2004-04-04 10:06:57 sarah
Re: I Promessi Sposi - The Betrothed
very interesting. I would like to read the book that Natalia Ginzburg wrote, it sounds really good!

2004-04-04 10:07:41 sarah
Re: I Promessi Sposi - The Betrothed
yeah. heavy and deep, huh.

2004-04-04 16:44:09 doreen
Re: I Promessi Sposi - The Betrothed
Hahahaha  You're danged right the weird American student.

JUST KIDDING ahahahaha

A  great thesis, i must say.  Great overall mood to it.  And a pleasant voice.

A+ keep up the good work,


2004-04-15 15:10:1040 david
Italian Motorcycles
I am in the dreaming stage of motorcycle purchasing again and I found one I really like made by Moto Guzzi.  You may wonder where I am going with this.  It is called the Moto Guzzi Griso.  Griso is a name taken from a character in this very book.

"Wicked and unmistakable, it takes its name from a famous character in 'Promessi Sposi', the Italian novel par excellence written by Alessandro Manzoni and set near Mandello del Lario." -

Check it out if you are so inclined.

2004-04-21 16:08:4040 sarah
Re: Italian Motorcycles
I looked at the site, and the Griso looks like a very nice moto.  Griso was Don Rodrigo's most trusted thug. So, I guess they are making the connection that the motorcycle, alike Griso, is a ""body guard""!! VERY COOL!


stefanoq said...

I love the connection to the muscle bike at the end. Fantastic.

stefanoq said...

I remember rereading this with Sarah about the same time I was going to the Questura (police station) every day about our visa. I felt a lot like the betrothed couple in the story: powerless to even know about, let alone influence a decision that was going to affect us profoundly. It's interesting to think of this book as a kind of foundation for the modern state of Italy because there is essentially no INSTITUTIONAL law here: just a kind of personal law.
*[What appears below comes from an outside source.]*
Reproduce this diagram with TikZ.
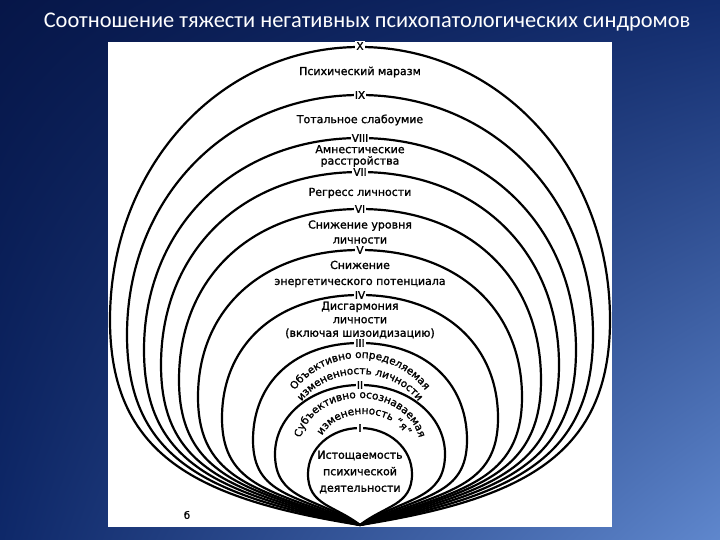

Perhaps the most important lesson in the story -- at least in this cultural and political dimension -- is that nothing can be done by individuals. You absolutely need to be part of a group in order to aggregate influence, to protect yourself, and to push "official" decisions through obscure and sometimes hidden processes. It's just a matter of fact: the groups you are in affect everything. And changing groups or being between groups is not really an option.